Better the debtor you know
Normally, credit histories are a record of a borrower’s ability to pay back debts. Sources of data include banks (does Bob pay his bills on time?), credit card companies (how many credit cards does Bob have?) and collection agencies (has Bob previously defaulted on any debt, such as loans?)The data is combined, an algorithm is applied, and the subsequent report details how likely it is for that particular borrower to pay back or default on debt in the future. As banks and fintech companies join forces to harness innovation, they are unlocking new data sources, which include the new concept of psychometric testing to fill in the gaps on thin file customers. While it’s true that not everyone can currently access credit, everyone has a personality.

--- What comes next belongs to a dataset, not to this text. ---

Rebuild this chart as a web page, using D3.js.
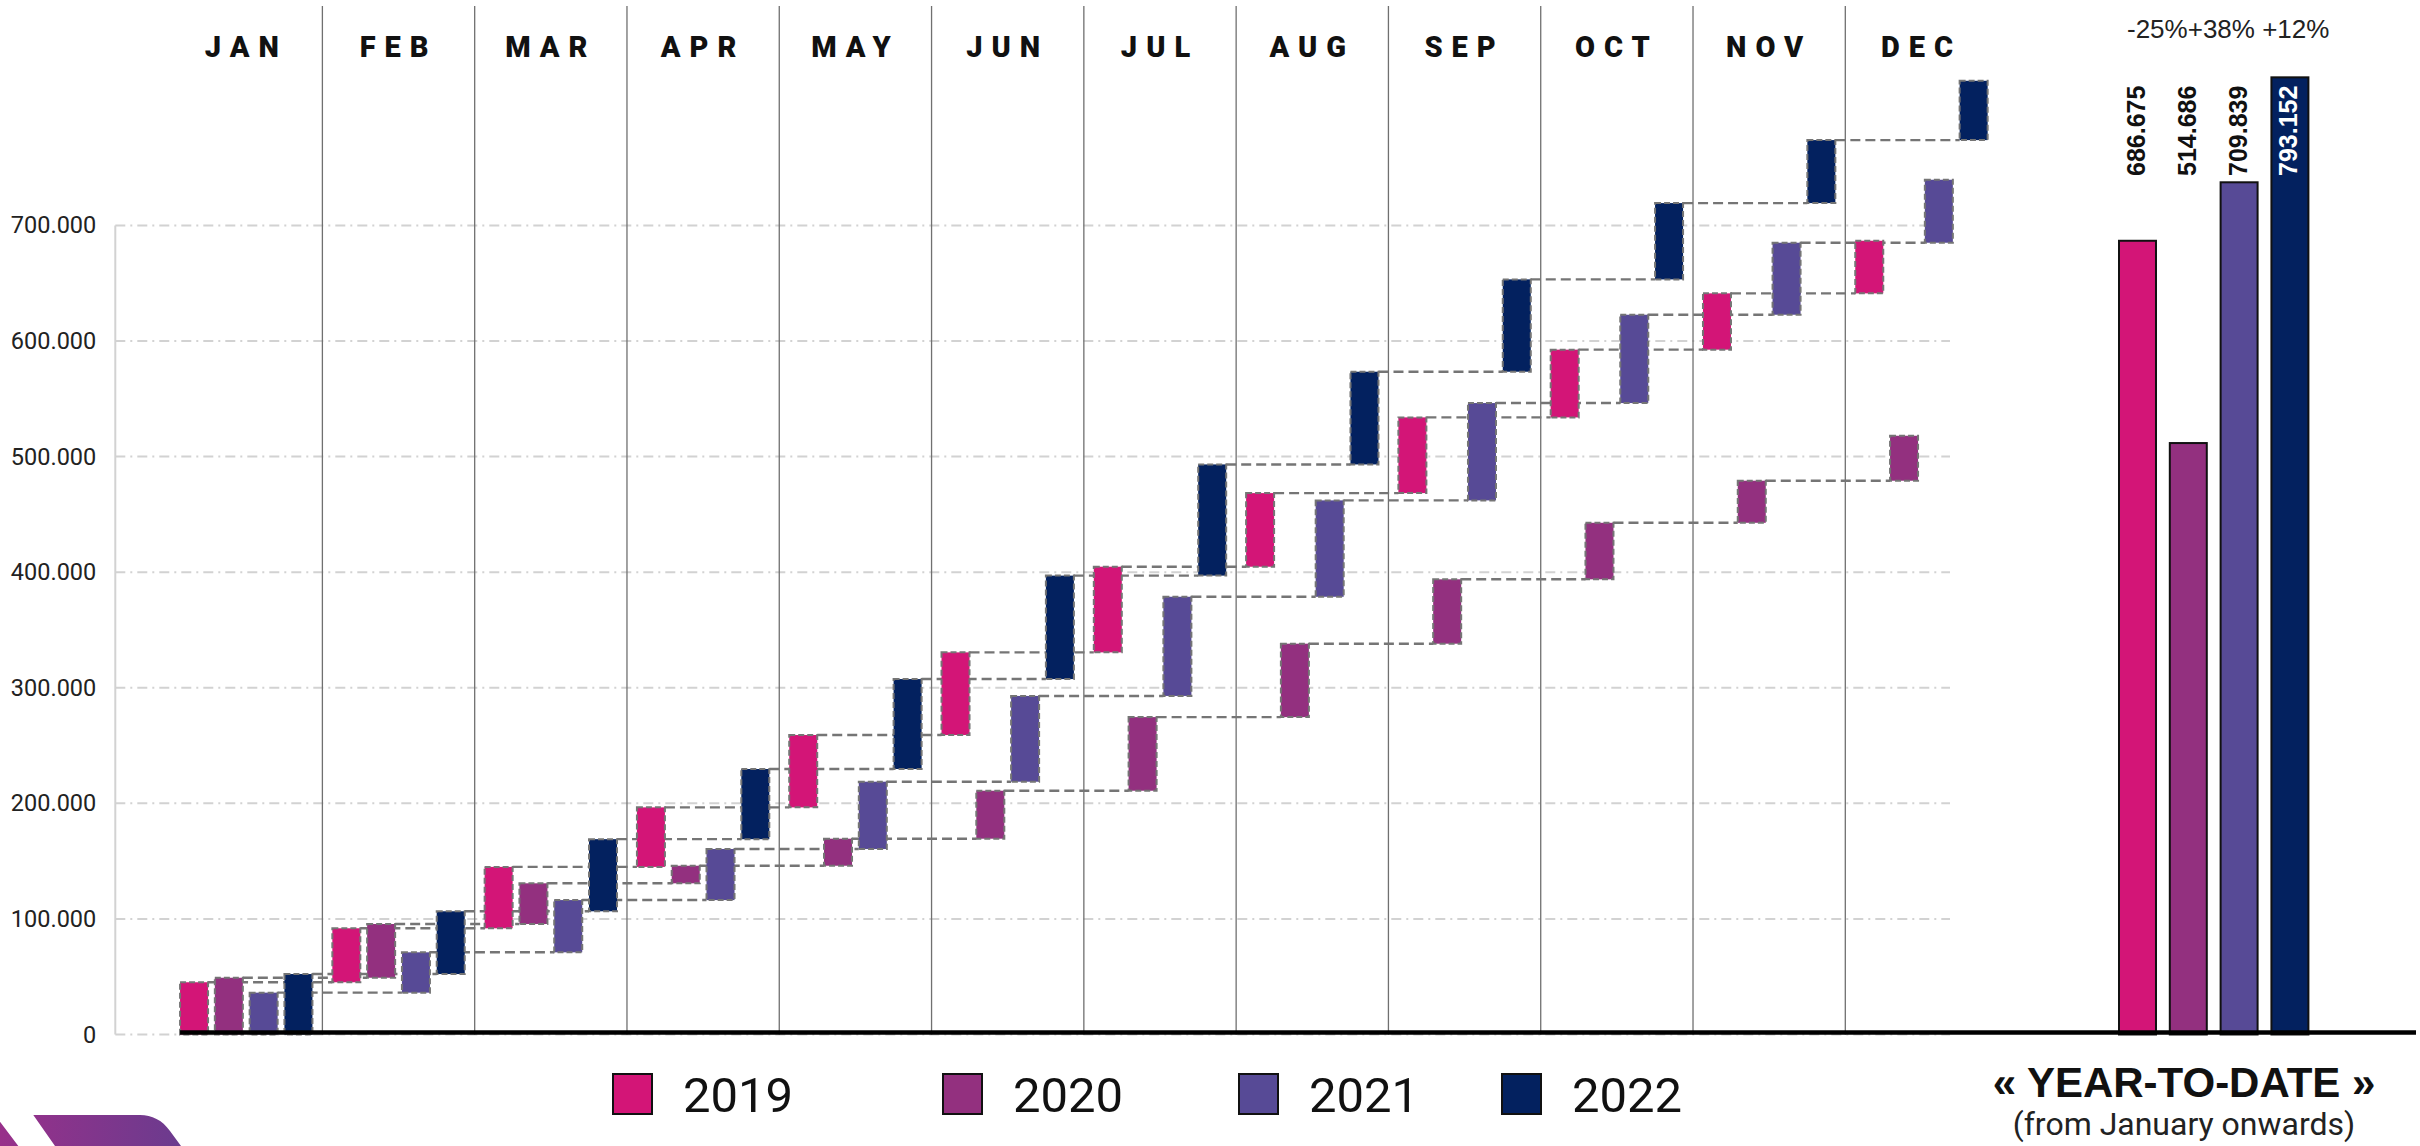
<!DOCTYPE html>
<html>
<head>
<meta charset="utf-8">
<script src="https://cdn.jsdelivr.net/npm/d3@7"></script>
<style>
  body { margin: 0; background: #fff; }
  svg { display: block; }
</style>
</head>
<body>
<div id="chart"></div>
<script>
"use strict";

// categories
const months = ["JAN", "FEB", "MAR", "APR", "MAY", "JUN", "JUL", "AUG", "SEP", "OCT", "NOV", "DEC"];
const years = ["2019", "2020", "2021", "2022"];
const yearColors = ["#d31577", "#93307f", "#574a96", "#03215f"];

// running total at the end of each month
const total2019 = [45200, 91900, 145000, 196500, 259100, 330600, 404700, 468400, 533900, 592500, 641200, 686700];
const total2020 = [49100, 95600, 130800, 146000, 169400, 210900, 274600, 338100, 393800, 442700, 479100, 518000];
const total2021 = [36200, 71100, 116300, 160500, 218700, 292900, 378700, 462100, 546300, 622700, 685000, 739500];
const total2022 = [52300, 106600, 169000, 229700, 307500, 397000, 493200, 573400, 653300, 719300, 773800, 825100];

const yTicks = [0, 100000, 200000, 300000, 400000, 500000, 600000, 700000];

// year-to-date panel
const ytdBars = [686700, 511700, 737300, 828100];
const ytdLabels = ["686.675", "514.686", "709.839", "793.152"];
const ytdChange = ["-25%", "+38%", "+12%"];

// layout
const msm = {
    width: 2420,
    height: 1146,
    axisX: 115.3,
    bandLeft: 170.1,
    bandRight: 1997.6,
    gridRight: 1950,
    yZero: 1034.5,
    yTop: 225.4,
    ytdLeft: 2119,
    ytdRight: 2308.4
};
const legendX = [613, 943, 1239, 1502];

let svgContainer = "";

window.onload = function () {
    svgContainer = d3.select("#chart")
        .append("svg")
        .attr("width", msm.width)
        .attr("height", msm.height);
    makeChart();
}

function makeChart() {
    const totals = [total2019, total2020, total2021, total2022];

    let y = d3.scaleLinear()
        .domain([0, 700000])
        .range([msm.yZero, msm.yTop]);

    let xMonth = d3.scaleBand()
        .domain(months)
        .range([msm.bandLeft, msm.bandRight]);

    let xYear = d3.scaleBand()
        .domain(years)
        .range([0, xMonth.bandwidth()])
        .paddingInner(0.195)
        .paddingOuter(0.286);

    // logo shape bottom left
    let defs = svgContainer.append("defs");
    let grad = defs.append("linearGradient").attr("id", "logoGrad");
    grad.append("stop").attr("offset", "0%").attr("stop-color", "#98308a");
    grad.append("stop").attr("offset", "100%").attr("stop-color", "#6b3b8e");
    svgContainer.append("path")
        .attr("d", "M0,1121.7 L18.3,1146 L0,1146 Z M33.3,1115 L140,1115 C152,1115 162,1120 170,1131 L181,1146 L55,1146 Z")
        .attr("fill", "url(#logoGrad)");

    // horizontal grid
    svgContainer.append("g")
        .selectAll("line")
        .data(yTicks)
        .enter()
        .append("line")
        .attr("x1", msm.axisX)
        .attr("x2", msm.gridRight)
        .attr("y1", (d) => y(d))
        .attr("y2", (d) => y(d))
        .attr("stroke", "#d2d2d2")
        .attr("stroke-width", 2)
        .attr("stroke-dasharray", "10,5,2,5");

    // y axis line
    svgContainer.append("line")
        .attr("x1", msm.axisX)
        .attr("x2", msm.axisX)
        .attr("y1", y(0))
        .attr("y2", y(700000))
        .attr("stroke", "#d2d2d2")
        .attr("stroke-width", 2);

    // y tick labels
    let fmt = (d) => d3.format(",")(d).replace(/,/g, ".");
    let yAxis = d3.axisLeft(y).tickValues(yTicks).tickFormat(fmt).tickSize(0).tickPadding(19);
    let gy = svgContainer.append("g")
        .attr("transform", "translate(" + msm.axisX + ",0)")
        .call(yAxis);
    gy.select(".domain").remove();
    gy.selectAll("text")
        .attr("font-family", "Roboto, sans-serif")
        .attr("font-size", "23.5px")
        .attr("fill", "#222");

    // month separators
    svgContainer.append("g")
        .selectAll("line")
        .data(months.slice(1))
        .enter()
        .append("line")
        .attr("x1", (d) => xMonth(d))
        .attr("x2", (d) => xMonth(d))
        .attr("y1", 6)
        .attr("y2", y(0))
        .attr("stroke", "#707070")
        .attr("stroke-width", 1.3);

    // month labels
    svgContainer.append("g")
        .selectAll("text")
        .data(months)
        .enter()
        .append("text")
        .attr("x", (d) => xMonth(d) + xMonth.bandwidth() / 2)
        .attr("y", 57.3)
        .attr("text-anchor", "middle")
        .attr("font-family", "Roboto, sans-serif")
        .attr("font-weight", 900)
        .attr("font-size", "29px")
        .attr("letter-spacing", "9px")
        .attr("fill", "#111")
        .text((d) => d);

    // waterfall rows
    let boxes = [];
    let links = [];
    years.forEach((yr, i) => {
        totals[i].forEach((v, j) => {
            let start = j == 0 ? 0 : totals[i][j - 1];
            boxes.push({ year: yr, idx: i, month: months[j], start: start, end: v });
            if (j < months.length - 1) {
                links.push({ year: yr, from: months[j], to: months[j + 1], value: v });
            }
        });
    });

    // dashed connectors
    svgContainer.append("g")
        .selectAll("line")
        .data(links)
        .enter()
        .append("line")
        .attr("x1", (d) => xMonth(d.from) + xYear(d.year) + xYear.bandwidth())
        .attr("x2", (d) => xMonth(d.to) + xYear(d.year))
        .attr("y1", (d) => y(d.value))
        .attr("y2", (d) => y(d.value))
        .attr("stroke", "#757575")
        .attr("stroke-width", 2.4)
        .attr("stroke-dasharray", "10,5");

    // floating boxes
    svgContainer.append("g")
        .selectAll("rect")
        .data(boxes)
        .enter()
        .append("rect")
        .attr("x", (d) => xMonth(d.month) + xYear(d.year))
        .attr("y", (d) => y(d.end))
        .attr("width", xYear.bandwidth())
        .attr("height", (d) => y(d.start) - y(d.end))
        .attr("fill", (d) => yearColors[d.idx])
        .attr("stroke", "#757575")
        .attr("stroke-width", 2)
        .attr("stroke-dasharray", "6,3");

    // year-to-date bars
    let xYtd = d3.scaleBand()
        .domain(years)
        .range([msm.ytdLeft, msm.ytdRight])
        .paddingInner(0.272)
        .paddingOuter(0);

    let ytdData = years.map((yr, i) => ({ year: yr, idx: i, bar: ytdBars[i], label: ytdLabels[i] }));

    svgContainer.append("g")
        .selectAll("rect")
        .data(ytdData)
        .enter()
        .append("rect")
        .attr("x", (d) => xYtd(d.year))
        .attr("y", (d) => y(d.bar))
        .attr("width", xYtd.bandwidth())
        .attr("height", (d) => y(0) - y(d.bar))
        .attr("fill", (d) => yearColors[d.idx])
        .attr("stroke", "#111")
        .attr("stroke-width", 2);

    // baseline
    svgContainer.append("line")
        .attr("x1", xMonth(months[0]) + xYear(years[0]))
        .attr("x2", 2416)
        .attr("y1", y(0) - 2)
        .attr("y2", y(0) - 2)
        .attr("stroke", "#000")
        .attr("stroke-width", 4.5);

    // ytd value labels
    svgContainer.append("g")
        .selectAll("text")
        .data(ytdData)
        .enter()
        .append("text")
        .attr("transform", (d) => "translate(" + (xYtd(d.year) + xYtd.bandwidth() / 2) + ",176) rotate(-90)")
        .attr("dy", "0.3em")
        .attr("font-family", "'Liberation Sans', Arial, sans-serif")
        .attr("font-weight", 700)
        .attr("font-size", "25px")
        .attr("fill", (d) => y(d.bar) < 86 ? "#fff" : "#111")
        .text((d) => d.label);

    svgContainer.append("text")
        .attr("x", xYtd(years[0]) + 8)
        .attr("y", 38.3)
        .attr("font-family", "'Liberation Sans', Arial, sans-serif")
        .attr("font-size", "26px")
        .attr("fill", "#222")
        .text(ytdChange[0] + ytdChange[1] + " " + ytdChange[2]);

    svgContainer.append("text")
        .attr("x", 2184)
        .attr("y", 1096.7)
        .attr("text-anchor", "middle")
        .attr("font-family", "'Liberation Sans', Arial, sans-serif")
        .attr("font-weight", 700)
        .attr("font-size", "42px")
        .attr("fill", "#111")
        .text("\u00AB YEAR-TO-DATE \u00BB");

    svgContainer.append("text")
        .attr("x", 2184)
        .attr("y", 1135)
        .attr("text-anchor", "middle")
        .attr("font-family", "Roboto, sans-serif")
        .attr("font-size", "32px")
        .attr("fill", "#222")
        .text("(from January onwards)");

    // legend
    let legend = svgContainer.append("g")
        .selectAll("g")
        .data(years)
        .enter()
        .append("g")
        .attr("transform", (d, i) => "translate(" + legendX[i] + ",0)");

    legend.append("rect")
        .attr("x", 0)
        .attr("y", 1074)
        .attr("width", 39)
        .attr("height", 40)
        .attr("fill", (d, i) => yearColors[i])
        .attr("stroke", "#111")
        .attr("stroke-width", 2);

    legend.append("text")
        .attr("x", 70)
        .attr("y", 1112)
        .attr("font-family", "Roboto, sans-serif")
        .attr("font-size", "49px")
        .attr("fill", "#111")
        .text((d) => d);
}
</script>
</body>
</html>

There are now new, innovative solutions for credit lenders to measure the risk of potential customers who may have been overlooked for formal finance in the past, by assessing their core personality. Just like credit bureau data, where millions of raw variables are split into segments such as default, early stage and revolving arrears, or credit card performance, so personality data is split into segments in a similar way.
By uniting psychological models with traditional risk analytics, lenders can reduce risk with existing customers and start new relationships with prospective customers, thereby increasing affordable access to financial services products. New data can be created on individuals’ personalities and their likely behaviour, complementing existing risk assessment processes to produce a rounder picture of an individual.The psychometric test can also be expanded to business loans, allowing more companies to start and expand.
Mobile lending as a litmus test for change
Smartphone and mobile money data can also be harnessed to open up the financial services sector to both individuals and businesses in Africa. As an example, Kenya has an intrinsic entrepreneurial spirit, from informal shops and roadside stores to sophisticated web-based start-ups. However, as with other emerging economies, a high percentage of Kenyan start-ups fail within the first three years of operations, with working capital identified as one of the main reasons for failure. Entrepreneurs who previously struggled to obtain formal finance due to a lack of credit history now have an opportunity to benefit from mobile lending solutions.
With the number of African citizens with access to smartphones increasing, start-ups have an opportunity to widen their customer base through a host of digital platforms, reducing the overall overheads, whilst being able to better manage their business, finances and inventory. Over the coming years, we’ll see various regions in Africa benefitting from the growth in mobile lending, with the result being those loan records being stored within credit bureaus.
The World Bank’s goal is that, “by 2020, adults who currently aren’t part of the formal financial system are able to have access…as the basic building block to manage their financial lives.” The road to universal financial inclusion might be peppered with hurdles, but these are hurdles that can be overcome, through collaboration, open-mindedness and a new approach to the credit risk management industry.
Financial inclusion isn’t just about financing businesses and, for the cynics amongst us, creating more debt. It’s about levelling the playing field globally, giving everyone access to the services they require and, ultimately, giving people the opportunity to lead a better life; a chance to climb out of poverty and into a society that is fair and creates ‘wealth’ in its many shapes and forms.